War and Militants Pose Grave Risk to Iraq’s Rich Heritage

Iraq’s heritage is in grave danger of being demolished or sold, archaeologists warn, after members of the radical Sunni group Islamic State (IS) destroyed statues, mosques and shrines in and around Mosul.
 
“Islamic State promises it will protect Islamic cultural artifacts and destroy others promoting polytheism,” the Al Khorasan Media tweeted recently, declaring it would “bring the latest news on Islamic State.”
 
That must be the explanation for a wave of destruction by the group, targeting statues of poets or historians, Shiite mosques and tombs of sheiks, saints and holy men – even a Christian statue of Mary.
 
Islam does not allow mosques to be built on tombs, nor does it allow the worship of “idols,” is the message. Some of the destroyed buildings were ancient, like the shrine of Sheikh Fathi in the al-Mushahada neighborhood of Mosul, which dates back to 1760 AD. Civilians tried to protect it, fending off the bulldozer, but it returned after they had left for the night.
 
IS is also said to have demolished the ancient shrines of the prophets Yunus, Jarjis and Sheet, which are inside some of the oldest mosques in the city. However, one of the spokesmen for the new rulers in Mosul has denied the report, saying that objects inside were only moved elsewhere.
 
Archaeologists from around the world have sounded the alarm, fearing for the fate of the rich heritage in the areas under IS control. Mosul is known to have almost 1,800 historical sites, many of them hardly excavated because of the security situation in Iraq.
 
Some sites of the UNESCO World Heritage List are now under IS control, like the temples of Hatra and Ashur.
 
Other sites, like the ancient Assyrian cities of Nimrud and Nineveh, have applied for a place on the list.

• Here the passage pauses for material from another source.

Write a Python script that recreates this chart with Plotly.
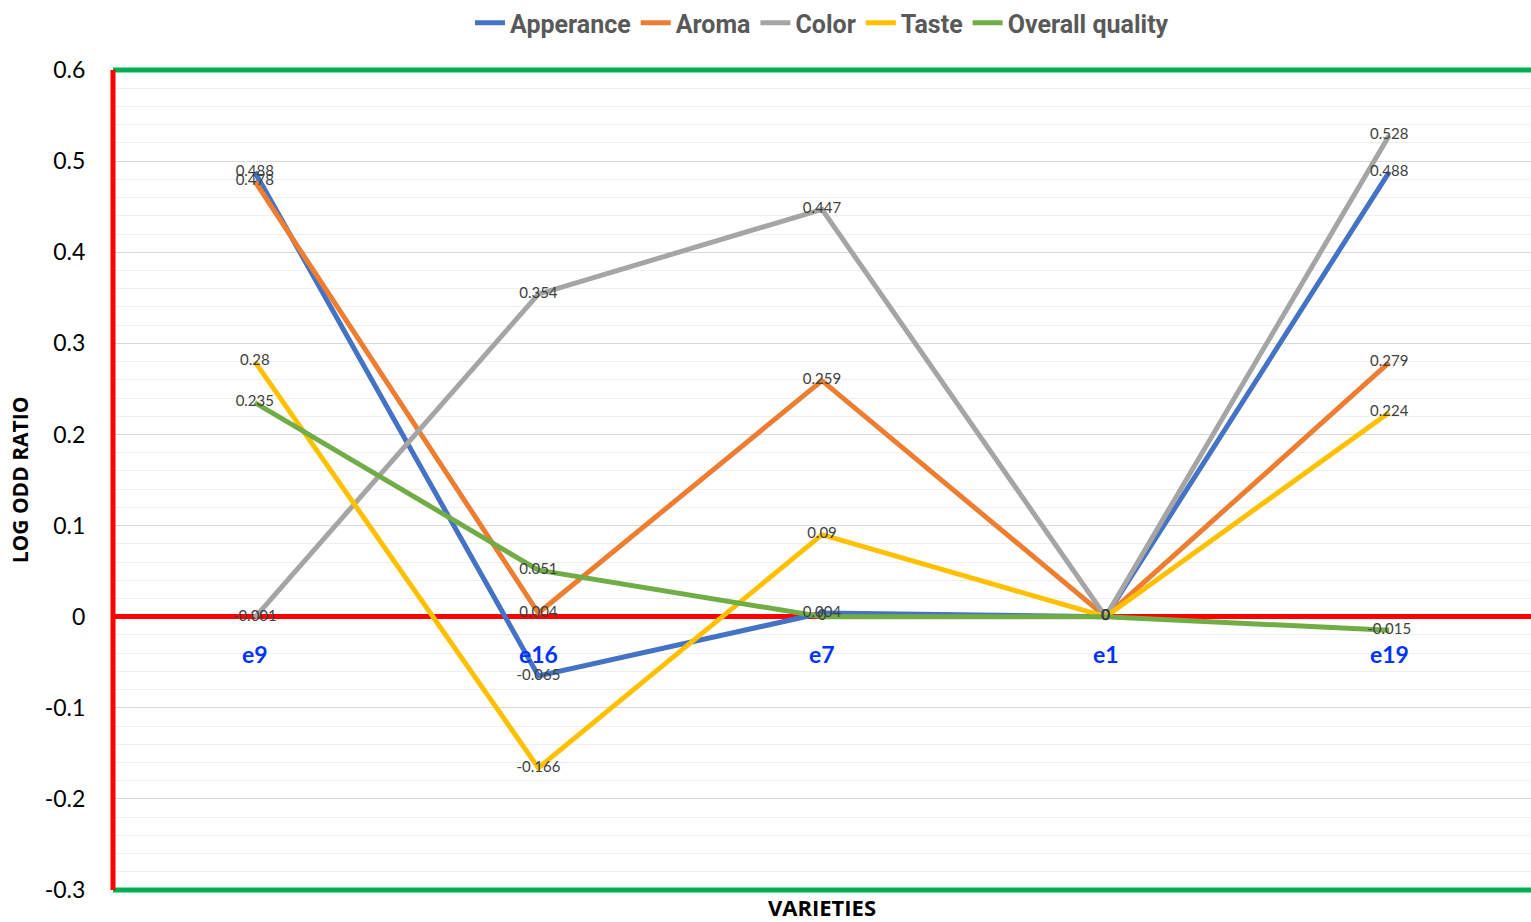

Blowing up mosques and tombs is part of the IS ideology, says Christopher Jones, a PhD student in ancient Near Eastern history at Columbia University in New York.
 
It is “because IS has declared itself to be the new Islamic caliphate, the leader of the entire Islamic world,” he says on his weblog. As IS radicals do not accept Shiites as Muslims, their mosques “represent a threat to IS’ legitimacy.
 
So long as those mosques stand, they are a reminder that all Muslims are not unified under the rule of one caliph, and IS’ claim to be leading Muslims back to the old golden days of Islamic unity looks very questionable,” Jones says.
 
Some archaeologists have pointed out that IS destroys not only over faith. It does so to “steal the identity of the people they want to rule,” according to Simone Muehl, a German archaeologist who has worked extensively in Iraq.
 
She has set up a special “Endangered Heritage” Facebook page to share information about the fate of sites under IS control. The urgency of the warning was illustrated when militants recently tried to take over the huge excavation site of Nimrud: guards and locals were able to keep them out.
 
Destruction is not the only way IS gets rid of artifacts it does not like. The group is known to have sold many valuable pieces from Syria on the black market abroad, most probably earning as much as $36 million dollars.
 
“While proclaiming pure aniconic Islam on one hand, they are perfectly happy to tolerate artifacts when they can make money off of them,” Jones notes. In Iraq this process might have started in Mosul, as some rare manuscripts have been taken from the main library.
 
According to some reports, a valuable Koran from Mosul was intercepted when it was offered for sale on the black market in Turkey. The main Mosul Museum, with countless valuable artifacts, has been closed by IS.
 
It is said its members are waiting for a decree from their leader about what to do next. IS could be involved in the trade of antiquities in a number of ways, according to Sam Hardy, an archaeologist at University College London, who studies this trade.
 
“They might be running a trafficking network, facilitating smuggling through offering a service, or levying a tax on traffickers who move looted artifacts through their territory,” he says. Muehl says poverty is one reason why locals become involved in digging up artifacts, which are then sold to middlemen or to IS, before finding their way out of the country.
 
To help customs, police, art dealers and collectors identify objects that could originate from Iraq, the International Council of Museums (ICOM) has published a red list, so that items may be detained wherever they surface.
 
It lists types of objects from Iraq which are particularly at risk and are likely to have been stolen. ICOM is appealing to museums, auction houses, art dealers and collectors not to acquire the artifacts, or anything else from Iraq.
 
“Because of the tremendous variety of objects, styles, and periods, any antiquity from Iraq should be treated with suspicion,” it says.